• [YOUR INSTRUCTIONS]:
Select the lines that hold the word "chart" and copy each one.

[Plotting code records]
------------------------------------------------------------
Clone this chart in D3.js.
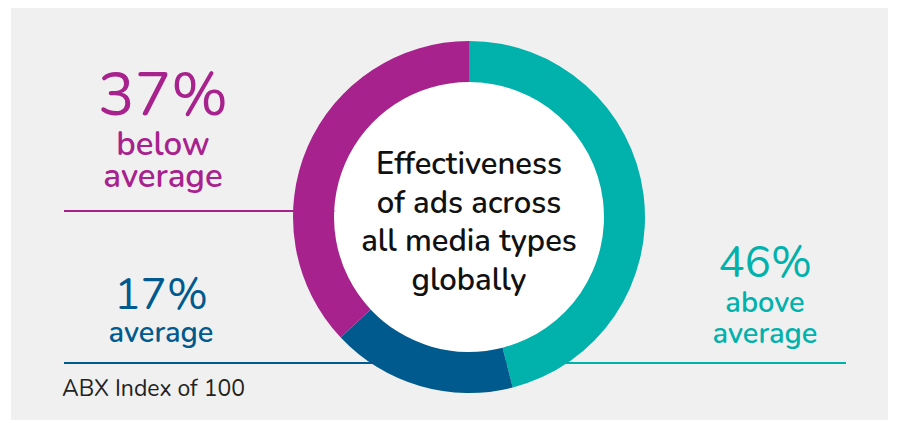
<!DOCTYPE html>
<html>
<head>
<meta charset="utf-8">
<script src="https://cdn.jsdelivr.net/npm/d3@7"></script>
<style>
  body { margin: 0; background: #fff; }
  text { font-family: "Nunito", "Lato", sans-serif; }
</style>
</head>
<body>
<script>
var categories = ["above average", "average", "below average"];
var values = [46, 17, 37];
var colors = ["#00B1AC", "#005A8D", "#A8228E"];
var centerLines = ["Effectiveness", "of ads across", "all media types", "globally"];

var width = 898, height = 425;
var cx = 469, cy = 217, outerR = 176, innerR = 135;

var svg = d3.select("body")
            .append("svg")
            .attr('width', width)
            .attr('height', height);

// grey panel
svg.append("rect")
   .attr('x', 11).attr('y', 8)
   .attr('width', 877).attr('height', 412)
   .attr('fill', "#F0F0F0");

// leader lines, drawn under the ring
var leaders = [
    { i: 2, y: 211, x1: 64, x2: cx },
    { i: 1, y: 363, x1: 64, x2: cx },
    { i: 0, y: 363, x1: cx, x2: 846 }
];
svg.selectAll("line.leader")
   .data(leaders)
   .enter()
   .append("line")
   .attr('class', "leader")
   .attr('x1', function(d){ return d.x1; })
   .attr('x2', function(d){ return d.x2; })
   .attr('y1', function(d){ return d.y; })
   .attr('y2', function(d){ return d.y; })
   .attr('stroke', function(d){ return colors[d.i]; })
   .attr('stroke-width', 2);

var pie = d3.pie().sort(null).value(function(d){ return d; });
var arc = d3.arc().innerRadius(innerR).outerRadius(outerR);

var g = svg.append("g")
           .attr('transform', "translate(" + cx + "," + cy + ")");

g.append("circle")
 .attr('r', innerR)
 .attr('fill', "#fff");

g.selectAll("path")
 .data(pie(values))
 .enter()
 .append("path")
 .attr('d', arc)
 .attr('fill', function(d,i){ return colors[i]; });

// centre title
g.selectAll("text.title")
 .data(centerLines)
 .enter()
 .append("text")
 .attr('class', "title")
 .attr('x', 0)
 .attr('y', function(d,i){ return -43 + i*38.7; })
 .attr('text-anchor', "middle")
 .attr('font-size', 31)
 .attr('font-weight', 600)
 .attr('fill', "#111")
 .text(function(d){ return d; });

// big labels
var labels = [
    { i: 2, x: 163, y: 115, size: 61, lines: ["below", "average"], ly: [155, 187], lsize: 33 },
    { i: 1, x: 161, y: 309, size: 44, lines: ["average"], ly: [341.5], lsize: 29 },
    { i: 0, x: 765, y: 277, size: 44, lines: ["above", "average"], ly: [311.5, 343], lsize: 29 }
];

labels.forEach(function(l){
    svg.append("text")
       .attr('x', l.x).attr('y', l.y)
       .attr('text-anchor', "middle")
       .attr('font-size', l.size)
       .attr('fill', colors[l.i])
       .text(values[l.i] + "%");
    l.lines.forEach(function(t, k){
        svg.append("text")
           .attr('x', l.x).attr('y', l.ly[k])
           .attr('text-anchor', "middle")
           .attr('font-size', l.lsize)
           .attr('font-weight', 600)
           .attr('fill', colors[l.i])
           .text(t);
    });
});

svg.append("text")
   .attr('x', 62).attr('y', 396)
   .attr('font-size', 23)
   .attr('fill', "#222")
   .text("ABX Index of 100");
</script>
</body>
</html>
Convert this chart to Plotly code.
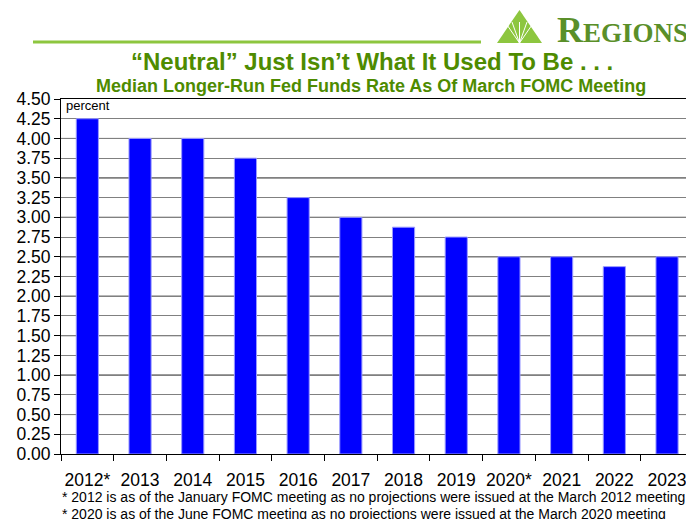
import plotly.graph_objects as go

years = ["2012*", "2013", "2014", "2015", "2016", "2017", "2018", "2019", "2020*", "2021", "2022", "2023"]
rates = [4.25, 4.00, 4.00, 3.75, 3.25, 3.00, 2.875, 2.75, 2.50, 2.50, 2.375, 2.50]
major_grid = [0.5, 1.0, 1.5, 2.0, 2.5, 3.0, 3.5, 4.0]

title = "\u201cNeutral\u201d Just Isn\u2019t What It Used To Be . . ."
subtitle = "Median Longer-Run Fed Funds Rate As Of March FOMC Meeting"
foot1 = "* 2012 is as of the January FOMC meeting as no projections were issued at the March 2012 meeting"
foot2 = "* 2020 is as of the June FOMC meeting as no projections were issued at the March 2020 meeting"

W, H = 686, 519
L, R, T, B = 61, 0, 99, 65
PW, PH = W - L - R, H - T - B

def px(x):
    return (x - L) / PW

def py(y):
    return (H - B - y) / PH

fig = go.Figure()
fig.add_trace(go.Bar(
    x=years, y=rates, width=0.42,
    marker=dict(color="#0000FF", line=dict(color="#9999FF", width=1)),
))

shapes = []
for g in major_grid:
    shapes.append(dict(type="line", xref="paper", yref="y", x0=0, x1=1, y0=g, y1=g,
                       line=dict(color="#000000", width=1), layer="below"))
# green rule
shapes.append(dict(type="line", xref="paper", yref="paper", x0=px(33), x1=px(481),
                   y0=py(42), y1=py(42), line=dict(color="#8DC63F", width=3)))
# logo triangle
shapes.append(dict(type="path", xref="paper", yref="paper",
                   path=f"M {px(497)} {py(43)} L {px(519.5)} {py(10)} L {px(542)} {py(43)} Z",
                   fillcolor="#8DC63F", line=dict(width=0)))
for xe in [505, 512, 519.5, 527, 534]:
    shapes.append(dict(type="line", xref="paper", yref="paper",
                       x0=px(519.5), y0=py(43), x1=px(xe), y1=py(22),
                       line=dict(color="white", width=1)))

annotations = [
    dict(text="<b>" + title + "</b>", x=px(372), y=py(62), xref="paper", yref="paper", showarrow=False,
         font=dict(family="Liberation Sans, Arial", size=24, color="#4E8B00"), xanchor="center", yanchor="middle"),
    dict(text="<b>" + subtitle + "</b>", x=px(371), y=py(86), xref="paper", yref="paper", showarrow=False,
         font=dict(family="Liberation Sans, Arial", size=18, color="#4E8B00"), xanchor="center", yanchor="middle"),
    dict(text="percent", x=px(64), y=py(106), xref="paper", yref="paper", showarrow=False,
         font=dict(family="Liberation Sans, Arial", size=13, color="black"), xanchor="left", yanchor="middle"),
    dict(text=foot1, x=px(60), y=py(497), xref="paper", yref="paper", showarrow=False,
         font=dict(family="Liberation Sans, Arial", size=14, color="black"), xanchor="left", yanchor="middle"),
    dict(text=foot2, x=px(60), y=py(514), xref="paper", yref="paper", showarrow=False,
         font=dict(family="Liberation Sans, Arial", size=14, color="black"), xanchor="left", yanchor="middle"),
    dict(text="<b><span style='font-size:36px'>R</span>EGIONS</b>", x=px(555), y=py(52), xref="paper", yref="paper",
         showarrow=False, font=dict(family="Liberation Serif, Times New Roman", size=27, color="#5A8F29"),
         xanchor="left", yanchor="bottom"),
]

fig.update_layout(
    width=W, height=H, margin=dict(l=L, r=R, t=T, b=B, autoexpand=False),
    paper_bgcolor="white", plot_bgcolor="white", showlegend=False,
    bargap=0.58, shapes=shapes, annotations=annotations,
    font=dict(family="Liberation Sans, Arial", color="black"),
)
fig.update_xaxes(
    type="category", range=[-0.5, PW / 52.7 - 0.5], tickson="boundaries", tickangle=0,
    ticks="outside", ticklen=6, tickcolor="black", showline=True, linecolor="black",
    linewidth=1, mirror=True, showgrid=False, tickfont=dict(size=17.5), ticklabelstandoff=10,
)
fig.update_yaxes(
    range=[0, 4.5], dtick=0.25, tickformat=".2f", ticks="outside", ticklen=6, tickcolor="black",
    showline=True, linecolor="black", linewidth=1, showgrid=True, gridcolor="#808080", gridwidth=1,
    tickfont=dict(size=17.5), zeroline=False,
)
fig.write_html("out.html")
------------------------------------------------------------
• [RESULT]:
Clone this chart in D3.js.
Convert this chart to Plotly code.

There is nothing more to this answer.